Ovarian stimulation and injections
Gonadotropin injections can be accompanied by tension in the breasts, a sensation of flatulence, abdominal heaviness, water retention, fatigue and mood swings. Redness or surface haematomas (“bruises”) may appear at the injection site. These reactions are usually of short duration and have no consequences whatsoever.
Follicular needle biopsy
Although considered minor, this is a surgical complication that may trigger complications. The introduction of a needle into the abdomen could cause infection or internal bleeding. Fortunately, such complications seldom occur.
The needle biopsy can be followed by mild to moderate abdominal pain, which quickly responds to analgesic tablets. Vaginal bleeding of minor intensity, originating from the needle biopsy sites, is common in the hours following the procedure.
The ovarian hyperstimulation syndrome
This is the outcome of an excessive ovarian response to gonadotropin injections. The ovaries develop too many follicles. They are distended and painful. This situation may be accompanied by a sensation of malaise, nausea or swelling of the stomach due to an accumulation of fluid around the ovaries. Slight hyperstimulation is rapidly resolved at the end of treatment and has no repercussions. In approximately 1% of cases, hyperstimulation is severe warranting hospital admission for observation and administration of anticoagulants because this situation may trigger the onset of venous thrombosis.

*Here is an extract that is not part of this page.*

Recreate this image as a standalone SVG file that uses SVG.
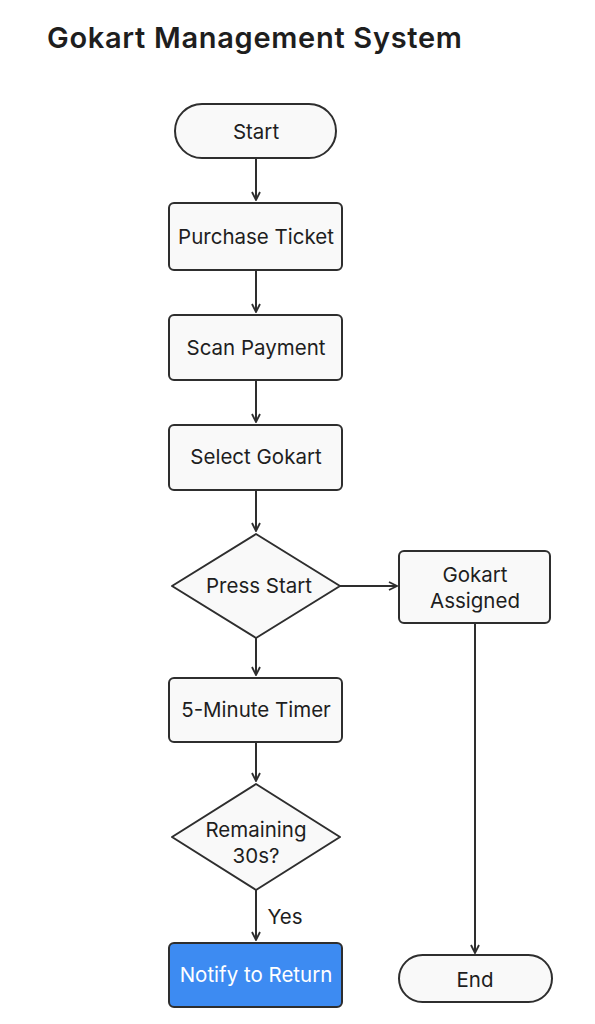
<svg xmlns="http://www.w3.org/2000/svg" width="595" height="1024" viewBox="0 0 595 1024">
<style>
.n{fill:#f9f9f9;stroke:#2e2e2e;stroke-width:2}
.t{font-family:Inter,"Liberation Sans",sans-serif;font-size:20.5px;fill:#1e1e1e;text-anchor:middle}
.c{stroke:#2e2e2e;stroke-width:2;fill:none;marker-end:url(#a)}
</style>
<defs>
<marker id="a" viewBox="0 0 10 10" refX="9" refY="5" markerWidth="10" markerHeight="10" markerUnits="userSpaceOnUse" orient="auto">
<path d="M1,1 L9,5 L1,9" fill="none" stroke="#2e2e2e" stroke-width="1.8"/>
</marker>
</defs>
<rect width="595" height="1024" fill="#ffffff"/>
<text x="47" y="48" font-family="Inter,'Liberation Sans',sans-serif" font-size="29" font-weight="600" letter-spacing="0.7" fill="#1e1e1e">Gokart Management System</text>
<g id="connectors">
<path class="c" d="M256,158 V200"/>
<path class="c" d="M256,270 V312"/>
<path class="c" d="M256,380 V422"/>
<path class="c" d="M256,490 V531"/>
<path class="c" d="M340,586 H397"/>
<path class="c" d="M256,638 V675"/>
<path class="c" d="M256,742 V781"/>
<path class="c" d="M256,890 V940"/>
<path class="c" d="M475,623 V953"/>
<text class="t" x="285" y="924">Yes</text>
</g>
<g id="start"><rect class="n" x="175" y="104" width="161" height="54" rx="27"/><text class="t" x="256" y="139">Start</text></g>
<g id="purchase"><rect class="n" x="169" y="203" width="173" height="67" rx="5"/><text class="t" x="256" y="244">Purchase Ticket</text></g>
<g id="scan"><rect class="n" x="169" y="315" width="173" height="65" rx="5"/><text class="t" x="256" y="355">Scan Payment</text></g>
<g id="select"><rect class="n" x="169" y="425" width="173" height="65" rx="5"/><text class="t" x="256" y="464">Select Gokart</text></g>
<g id="press"><path class="n" d="M256,534 L340,586 L256,638 L172,586 Z" stroke-linejoin="round"/><text class="t" x="259" y="593">Press Start</text></g>
<g id="assigned"><rect class="n" x="399" y="551" width="151" height="72" rx="5"/><text class="t" x="475" y="582">Gokart</text><text class="t" x="475" y="608">Assigned</text></g>
<g id="timer"><rect class="n" x="169" y="678" width="173" height="64" rx="5"/><text class="t" x="256" y="717">5-Minute Timer</text></g>
<g id="remaining"><path class="n" d="M256,784 L340,837 L256,890 L172,837 Z" stroke-linejoin="round"/><text class="t" x="256" y="837">Remaining</text><text class="t" x="256" y="863">30s?</text></g>
<g id="notify"><rect x="169" y="943" width="173" height="64" rx="5" fill="#3d8bf2" stroke="#2e2e2e" stroke-width="2"/><text class="t" x="256" y="982" style="fill:#ffffff">Notify to Return</text></g>
<g id="end"><rect class="n" x="399" y="955" width="153" height="47" rx="23.5"/><text class="t" x="475" y="987">End</text></g>
</svg>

The transfer of several embryos increases the chances of pregnancy but also heightens the risk of multiple pregnancies. In Switzerland, twins account for approximately 25% of multiple pregnancies, and triplets <1%. It should be remembered that the transfer of more than 3 embryos is not permitted in our country.
The aim of treatment is for the couple undergoing treatment to have a healthy child. In young women (< 35 years of age) with a favourable prognosis, the transfer of 2 embryos is preferable.
Compared to a single pregnancy, multiple pregnancies heighten the risks for both mother and child. They are often accompanied by a threat of premature labour, which warrants prolonged bed rest or hospital admission. Hypertension, diabetes, anaemia and delivery by caesarean section are also more common. The most frequent complications for the foetus and newborn infant are prematurity and delayed intra-uterine growth. The incidence of congenital deformities is also higher in children born of multiple pregnancies.
Even if they are positioned correctly in the uterine cavity, the embryos may migrate into a fallopian tube. This complication, which fortunately affects less than 4% of pregnancies arising from in-vitro fertilisation, may be detected at an early stage and medically treated by an injection in most cases.
As with a spontaneous pregnancy, a miscarriage can also occur after in-vitro fertilisation. The risk of miscarriage is approximately 15% in women under 35 years old. It gradually increases with age, reaching 35% after the age of 40.